[start Rows]

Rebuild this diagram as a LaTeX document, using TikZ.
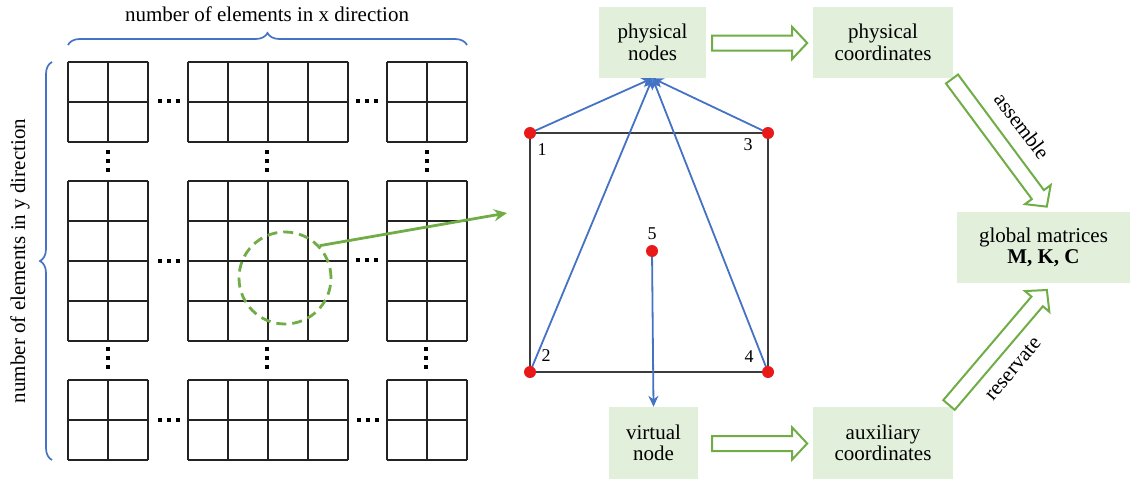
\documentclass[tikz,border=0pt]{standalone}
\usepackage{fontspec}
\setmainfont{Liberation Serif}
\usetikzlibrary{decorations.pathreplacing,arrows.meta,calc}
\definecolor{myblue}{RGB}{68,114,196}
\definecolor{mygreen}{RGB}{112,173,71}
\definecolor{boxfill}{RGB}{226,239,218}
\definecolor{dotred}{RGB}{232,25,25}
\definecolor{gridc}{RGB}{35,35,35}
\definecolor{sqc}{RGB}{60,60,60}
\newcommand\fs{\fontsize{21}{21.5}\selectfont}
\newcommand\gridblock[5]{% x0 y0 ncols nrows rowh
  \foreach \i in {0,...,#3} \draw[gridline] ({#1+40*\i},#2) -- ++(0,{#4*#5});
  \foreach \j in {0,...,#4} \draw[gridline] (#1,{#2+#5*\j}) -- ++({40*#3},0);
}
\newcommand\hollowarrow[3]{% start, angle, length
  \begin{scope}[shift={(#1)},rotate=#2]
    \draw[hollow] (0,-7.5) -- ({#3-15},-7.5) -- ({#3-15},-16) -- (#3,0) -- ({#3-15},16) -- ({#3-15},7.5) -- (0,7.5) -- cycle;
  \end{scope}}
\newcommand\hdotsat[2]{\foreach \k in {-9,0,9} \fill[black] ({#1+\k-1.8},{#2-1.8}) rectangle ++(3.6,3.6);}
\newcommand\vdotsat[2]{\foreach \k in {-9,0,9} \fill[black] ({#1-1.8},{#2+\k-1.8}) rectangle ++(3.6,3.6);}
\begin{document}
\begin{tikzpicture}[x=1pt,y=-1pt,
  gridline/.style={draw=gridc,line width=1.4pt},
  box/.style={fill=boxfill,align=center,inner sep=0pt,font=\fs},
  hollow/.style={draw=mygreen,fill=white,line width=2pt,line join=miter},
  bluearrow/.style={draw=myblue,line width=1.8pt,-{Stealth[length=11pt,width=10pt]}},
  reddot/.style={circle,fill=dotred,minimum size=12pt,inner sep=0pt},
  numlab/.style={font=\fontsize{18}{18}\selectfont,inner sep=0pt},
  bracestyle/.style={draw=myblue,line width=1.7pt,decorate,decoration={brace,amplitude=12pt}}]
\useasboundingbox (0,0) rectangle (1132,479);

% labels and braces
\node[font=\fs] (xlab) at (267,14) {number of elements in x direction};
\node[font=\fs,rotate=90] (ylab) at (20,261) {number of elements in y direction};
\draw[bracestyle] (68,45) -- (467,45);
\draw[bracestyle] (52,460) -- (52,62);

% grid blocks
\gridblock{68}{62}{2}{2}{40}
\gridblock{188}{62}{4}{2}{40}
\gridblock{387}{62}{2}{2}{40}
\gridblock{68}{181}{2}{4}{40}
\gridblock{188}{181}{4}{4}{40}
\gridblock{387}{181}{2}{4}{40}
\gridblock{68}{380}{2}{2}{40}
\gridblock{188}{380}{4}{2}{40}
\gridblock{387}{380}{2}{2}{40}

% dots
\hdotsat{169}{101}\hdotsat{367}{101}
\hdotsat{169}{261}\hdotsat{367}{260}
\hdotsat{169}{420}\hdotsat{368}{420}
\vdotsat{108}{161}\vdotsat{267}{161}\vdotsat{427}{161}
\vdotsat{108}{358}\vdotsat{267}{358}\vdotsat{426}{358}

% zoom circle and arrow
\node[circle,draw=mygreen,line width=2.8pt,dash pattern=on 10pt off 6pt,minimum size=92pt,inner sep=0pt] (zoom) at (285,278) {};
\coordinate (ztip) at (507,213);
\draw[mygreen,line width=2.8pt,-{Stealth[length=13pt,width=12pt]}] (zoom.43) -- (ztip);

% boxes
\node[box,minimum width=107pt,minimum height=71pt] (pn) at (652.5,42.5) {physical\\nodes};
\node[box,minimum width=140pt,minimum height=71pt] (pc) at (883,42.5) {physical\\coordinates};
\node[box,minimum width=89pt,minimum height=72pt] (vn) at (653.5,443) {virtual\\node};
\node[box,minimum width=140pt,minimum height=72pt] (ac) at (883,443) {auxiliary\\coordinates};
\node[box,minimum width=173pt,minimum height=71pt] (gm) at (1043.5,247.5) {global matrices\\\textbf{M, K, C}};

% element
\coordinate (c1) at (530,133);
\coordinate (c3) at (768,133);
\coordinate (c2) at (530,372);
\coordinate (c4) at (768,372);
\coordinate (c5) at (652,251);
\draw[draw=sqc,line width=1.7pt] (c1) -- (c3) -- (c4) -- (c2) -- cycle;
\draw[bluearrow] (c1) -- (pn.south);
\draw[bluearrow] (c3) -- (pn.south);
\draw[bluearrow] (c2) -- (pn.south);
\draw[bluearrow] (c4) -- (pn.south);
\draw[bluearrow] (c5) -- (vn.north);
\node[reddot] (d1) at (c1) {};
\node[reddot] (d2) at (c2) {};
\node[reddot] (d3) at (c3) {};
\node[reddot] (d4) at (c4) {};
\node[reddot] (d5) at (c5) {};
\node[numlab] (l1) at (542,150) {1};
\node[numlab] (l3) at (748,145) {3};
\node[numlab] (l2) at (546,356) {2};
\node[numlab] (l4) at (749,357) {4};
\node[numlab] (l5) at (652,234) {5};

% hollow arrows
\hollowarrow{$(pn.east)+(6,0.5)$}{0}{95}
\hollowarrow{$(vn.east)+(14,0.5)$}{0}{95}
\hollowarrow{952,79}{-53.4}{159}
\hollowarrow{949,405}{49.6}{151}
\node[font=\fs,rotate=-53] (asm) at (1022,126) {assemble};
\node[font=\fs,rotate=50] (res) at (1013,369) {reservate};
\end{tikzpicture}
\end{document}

[end Rows]
[start Rows]

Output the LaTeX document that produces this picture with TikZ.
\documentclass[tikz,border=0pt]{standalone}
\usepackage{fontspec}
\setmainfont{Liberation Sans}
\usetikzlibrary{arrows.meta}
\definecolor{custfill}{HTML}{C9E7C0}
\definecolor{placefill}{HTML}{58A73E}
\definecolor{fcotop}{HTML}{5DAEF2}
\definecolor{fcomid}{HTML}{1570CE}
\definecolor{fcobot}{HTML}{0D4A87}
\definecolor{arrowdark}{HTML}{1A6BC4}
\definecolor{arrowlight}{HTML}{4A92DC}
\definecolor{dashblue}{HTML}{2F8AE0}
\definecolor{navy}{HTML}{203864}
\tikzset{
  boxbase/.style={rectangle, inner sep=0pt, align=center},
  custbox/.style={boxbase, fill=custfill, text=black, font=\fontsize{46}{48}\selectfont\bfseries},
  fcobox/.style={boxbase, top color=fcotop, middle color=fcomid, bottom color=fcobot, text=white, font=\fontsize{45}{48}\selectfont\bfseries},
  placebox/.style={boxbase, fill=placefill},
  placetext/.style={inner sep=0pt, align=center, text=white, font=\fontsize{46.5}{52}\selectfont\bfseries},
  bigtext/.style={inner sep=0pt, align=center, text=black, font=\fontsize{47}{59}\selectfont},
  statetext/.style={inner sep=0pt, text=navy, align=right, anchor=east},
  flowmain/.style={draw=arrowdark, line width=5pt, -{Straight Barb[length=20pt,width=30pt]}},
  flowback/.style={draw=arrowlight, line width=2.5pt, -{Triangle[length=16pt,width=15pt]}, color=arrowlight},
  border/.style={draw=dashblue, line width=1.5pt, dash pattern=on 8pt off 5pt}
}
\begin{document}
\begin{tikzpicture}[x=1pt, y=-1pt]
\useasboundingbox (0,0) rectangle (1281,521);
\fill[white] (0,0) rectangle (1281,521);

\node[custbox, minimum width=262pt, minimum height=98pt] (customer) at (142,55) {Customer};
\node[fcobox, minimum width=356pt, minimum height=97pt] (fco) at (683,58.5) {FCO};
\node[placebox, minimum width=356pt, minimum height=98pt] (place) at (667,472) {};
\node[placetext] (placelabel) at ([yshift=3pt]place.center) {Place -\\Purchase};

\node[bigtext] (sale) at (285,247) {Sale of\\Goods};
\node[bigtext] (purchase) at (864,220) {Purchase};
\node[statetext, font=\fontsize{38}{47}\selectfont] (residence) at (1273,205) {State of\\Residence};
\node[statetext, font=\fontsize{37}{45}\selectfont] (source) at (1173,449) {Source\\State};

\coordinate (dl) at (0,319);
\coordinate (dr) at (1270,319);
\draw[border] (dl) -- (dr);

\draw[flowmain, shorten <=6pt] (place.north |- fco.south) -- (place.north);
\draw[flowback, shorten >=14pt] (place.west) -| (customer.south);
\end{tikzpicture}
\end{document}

[end Rows]

» **Your task**: Your answer should be only the number of lines that hold the word "LaTeX".

» **Solution to the exercise**: 2